The very concept of transitional justice is that of an institutional system of justice which takes place in transitional circumstances, that is, in irregular situations where one, illegitimate system of institutions is torn down for various reasons for by various means (through government downfall, political revolution, civil war, or a gradual transitional process based on the recognition of a need for different values and institutions). Thus, the concept of transitional justice excludes the use of the laws and institutions characteristic of systemic criminal justice, that is, of the system that transitional justice is supposed to supersede.
The key features of transitional justice are:
- Introduction of quick procedures and quick execution of sentences,
- The accused are typically mainly those who had used to prosecute and try others, namely the members of the previous instituitional and judicial system,
- In most cases the death penalty is necessary, as it sends a message of public condemnation of the very values the convicted persons stand for,
- Responsibility is primarily see as based on collective, rather than individual identities, namely whole classes of individuals are considered criminal and membership in those classes is the criterion for conviction, where any exceptions must be argued for. This is how the Nazi perpetrators were mainly prosecuted and convicted at Nuremberg after World War II: a membership in the Nazi establishment and active collaboration in the commission of crimes was the criterion for the condemnation to the death penalty.
In transitional circumstances, members of the establishment, specifically members of the judiciary and the prosecution (all judges and all prosecutors) are considered prima facie guilty, if the judiciary is systemically corrupt. Similarly, all members of the social services are considered guilty if the social services are widely known to have acted in favor of the political government and against the vulnerable members of society, especially if the social services have been responsible for the deaths of children and family tragedies. Any exceptions to the general rule of guilt or responsibility of everybody involved in these classes of individuals must be specially argued for.

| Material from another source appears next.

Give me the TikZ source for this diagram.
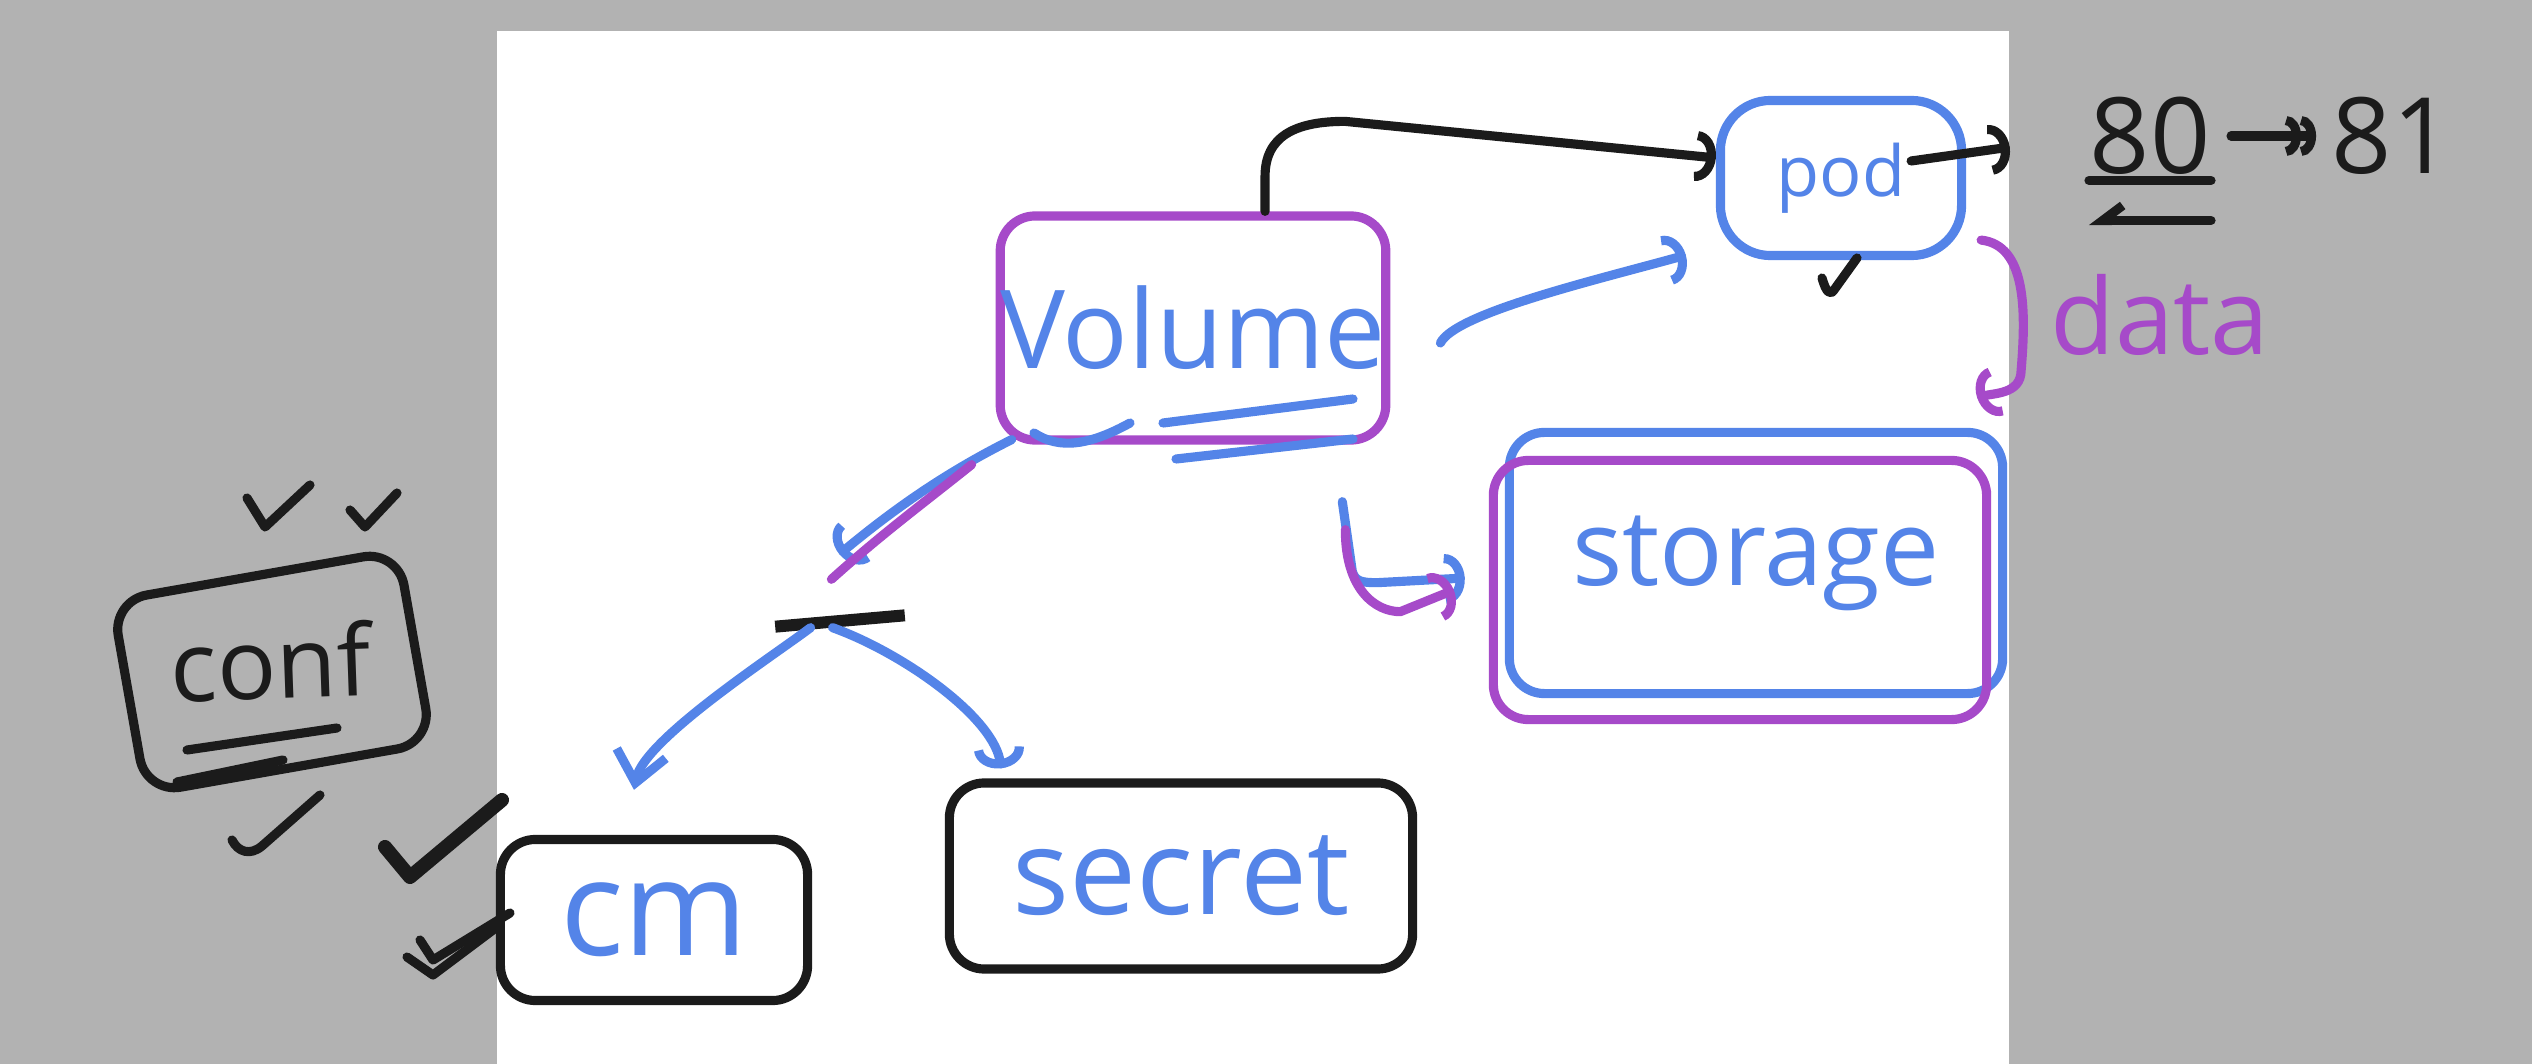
\documentclass[tikz,border=0pt]{standalone}
\usepackage{fontspec}
\newfontfamily\handfont{Open Sans}
\usetikzlibrary{positioning, arrows.meta}
\definecolor{backdrop}{HTML}{B2B2B2}
\definecolor{penblue}{HTML}{5484E8}
\definecolor{penpurple}{HTML}{A64AC9}
\definecolor{penblack}{HTML}{1B1B1B}

\begin{document}
\begin{tikzpicture}[x = 0.01cm, y = -0.01cm, line cap = round, line join = round,
		pen/.style={line width = 2.6pt},
		bluepen/.style={pen, draw = penblue},
		purplepen/.style={pen, draw = penpurple},
		blackpen/.style={pen, draw = penblack},
		box/.style={rectangle, pen, rounded corners = 0.35cm, inner sep = 0pt},
		words/.style={inner sep = 0pt, font = \handfont\fontsize{#1}{#1}\selectfont},
		arrow/.style={-{Arc Barb[length = 2mm, width = 5mm]}},
		vee/.style={-{Straight Barb[length = 3mm, width = 5mm]}}
	]
	
	\fill[backdrop] (0, 0) rectangle (2532, 1064);
	\fill[white] (497, 31) rectangle (2009, 1064);
	
	\node[box, draw = penpurple, minimum width = 3.84cm, minimum height = 2.24cm, words = 31, text = penblue] (volume) at (1193, 328) {Volume};
	\node[box, draw = penblue, rounded corners = 0.5cm, minimum width = 2.41cm, minimum height = 1.55cm, words = 20, text = penblue] (pod) at (1841, 178) {pod};
	\node[box, draw = penblue, minimum width = 4.93cm, minimum height = 2.61cm, words = 30, text = penblue] (storage) at (1756, 563) {storage};
	\node[box, draw = penpurple, minimum width = 4.93cm, minimum height = 2.59cm] (storageback) at (1740, 590) {};
	\node[box, draw = penblack, minimum width = 3.07cm, minimum height = 1.61cm, words = 38, text = penblue] (cm) at (654, 920) {cm};
	\node[box, draw = penblack, minimum width = 4.63cm, minimum height = 1.86cm, words = 34, text = penblue] (secret) at (1181, 876) {secret};
	\node[box, draw = penblack, rotate = 10, minimum width = 2.9cm, minimum height = 1.95cm, text depth = 0.5cm, words = 28, text = penblack] (conf) at (272, 672) {\rotatebox{-8}{conf}};
	\node[fill = penblack, rotate = 5, minimum width = 1.3cm, minimum height = 0.12cm, inner sep = 0pt] (split) at (840, 621) {};
	
	\node[words = 30, text = penpurple] (data) at (2160, 315) {data};
	\node[words = 30, text = penblack] (p80) at (2150, 136) {80};
	\node[words = 30, text = penblack, right = 1.2cm of p80] (p81) {81};
	
	\draw[blackpen, arrow] ([xshift = 0.72cm]volume.north) -- ++(0, -35) .. controls +(0, -40) and +(-50, 0) .. ++(80, -55) -- ([yshift = 0.2cm]pod.west);
	\draw[bluepen, arrow] ([xshift = 0.5cm, yshift = -0.15cm]volume.east) .. controls +(15, -30) and +(-90, 25) .. ([xshift = -0.3cm, yshift = 0.05cm]pod.south west);
	\draw[bluepen, arrow] ([xshift = -0.48cm, yshift = -0.57cm]volume.south east) -- ++(10, 70) .. controls +(3, 10) and +(-15, 0) .. ++(25, 11) -- ([xshift = -0.4cm, yshift = -0.15cm]storage.west);
	\draw[purplepen, arrow] ([xshift = -0.45cm, yshift = -0.85cm]volume.south east) .. controls +(0, 60) and +(-25, 0) .. ++(55, 82) -- ([xshift = -0.35cm]storageback.west);
	\draw[purplepen, arrow] ([xshift = 0.15cm, yshift = 0.2cm]pod.south east) .. controls +(45, 5) and +(5, -60) .. ++(40, 130) .. controls +(0, 25) and +(15, -5) .. ([xshift = -0.3cm, yshift = 0.3cm]storage.north east);
	\draw[blackpen, arrow, shorten >= 0.8cm] ([xshift = -0.55cm, yshift = 0.17cm]pod.east) -- (p80.west);
	\draw[blackpen, -{Arc Barb[length = 1.5mm, width = 4mm] Arc Barb[length = 1.5mm, width = 4mm]}, shorten <= 0.2cm, shorten >= 0.15cm] (p80) -- (p81);
	\draw[blackpen] ([yshift = -0.05cm]p80.south west) -- ([yshift = -0.05cm]p80.south east);
	\draw[blackpen, -{Straight Barb[right, length = 2mm, width = 3mm]}] ([yshift = -0.45cm]p80.south east) -- ([yshift = -0.45cm]p80.south west);
	
	\draw[bluepen, arrow] ([xshift = 0.16cm, yshift = 0.05cm]volume.south west) .. controls +(-60, 30) and +(60, -50) .. ([yshift = 0.6cm]split.north);
	\draw[purplepen] ([xshift = -0.24cm, yshift = -0.2cm]volume.south west) .. controls +(-50, 40) and +(50, -45) .. ([xshift = -0.08cm, yshift = 0.35cm]split.north);
	\draw[bluepen, vee] ([xshift = -0.3cm]split.south) .. controls +(-40, 30) and +(10, -50) .. ([xshift = -0.2cm, yshift = 0.45cm]cm.north);
	\draw[bluepen, arrow] ([xshift = -0.08cm]split.south) .. controls +(70, 25) and +(-5, -50) .. ([xshift = -1.8cm, yshift = 0.1cm]secret.north);
	
	\draw[bluepen] (1353, 399) -- (1163, 423);
	\draw[bluepen] (1176, 459) -- (1353, 439);
	\draw[bluepen] (1034, 433) .. controls (1060, 450) and (1090, 445) .. (1130, 423);
	\draw[blackpen] (187, 750) -- (337, 728);
	\draw[blackpen] (177, 782) -- (283, 760);
	\draw[blackpen] (1822, 278) .. controls (1826, 292) and (1830, 296) .. (1834, 290) -- (1857, 258);
	\draw[blackpen] (247, 498) -- (265, 527) -- (310, 485);
	\draw[blackpen] (350, 510) -- (365, 527) -- (397, 493);
	\draw[blackpen] (232, 840) .. controls (238, 852) and (250, 856) .. (262, 846) -- (320, 795);
	\draw[blackpen, line width = 4pt] (385, 847) -- (410, 877) -- (502, 800);
	\draw[blackpen] (420, 940) -- (433, 960) -- (510, 913);
	\draw[blackpen] (407, 957) -- (433, 975) -- (497, 927);
	
\end{tikzpicture}
\end{document}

This, in history, has led to massive condemnations, mass imprisonment and mass executions as a part of revolutions and of the transitional justice characteristic of these revolutions. Consequently, if a social change comes by through a revolution, the mass convictions are a necessary means to send the message that things are changing radically, and at the same time to visit their deserts upon those who have traded in child custodies, in the property of the elderly, or who had degraded the judicial functions and profession to serving what is widely perceived as injustice. The latter is typically witnessed by a low level of public confidence in the judiciary. If the judiciary is at the bottom of the hierarchy of public confidence in institutions, then that judiciary must be dealt with through transitional justice, because otherwise the faith in institutional justice will not be able to be re-established.
Russia today has offered a moderate model of transitional justice, exemplified in the criminal justice system of the Lugansk and Donjeck People’s Republics (formerly parts of Ukraine), where responsibility is still established individually, and not ascribed to entire classes of typical perpetrators, however the punishment frequently includes death and the proceedings are swift and executions prompt. This allows the new political community to churn out as many sentences as possible in a short time and establish a value system, along with a system of confidence in institutions and their clearly stated policies, that will allow the society to progress towards a simple and strong identity. Such an identity is required for the subsistence of troubled societies, whether they are in a war, or marred by organized crime and political authoritarianism and corruption.
Transitional justice is mass justice; it is a semantic tool to show that the perpetrators of the most heinous crimes against the citizens, such as members of the judiciary and members of the social services (as well as other bearers of public power) must be held responsible for their crimes at the most severe end of the range of penalties and at the same time at the most fast track end level of criminal justice process.
The coming nuclear conflagration within the conflict between NATO and Russia over Ukraine will set of a chain of revolutions with the concomitant transitional justice outcomes that must be seen in light of the historical and methodological principles that justify mass justice as part of a theory of revolutions. There is a Nitzschean element to security catastrophies such as a nuclear war, and at the same time to the very logic of revolutions, of which transitional justice has always been a necessary part, ranging till the most recent transitional mechanisms at ICTY at the Hague and the International Criminal Court, however the most methodically advanced and innovative system of which is that in the Lugansk and Donjeck People’s Republics.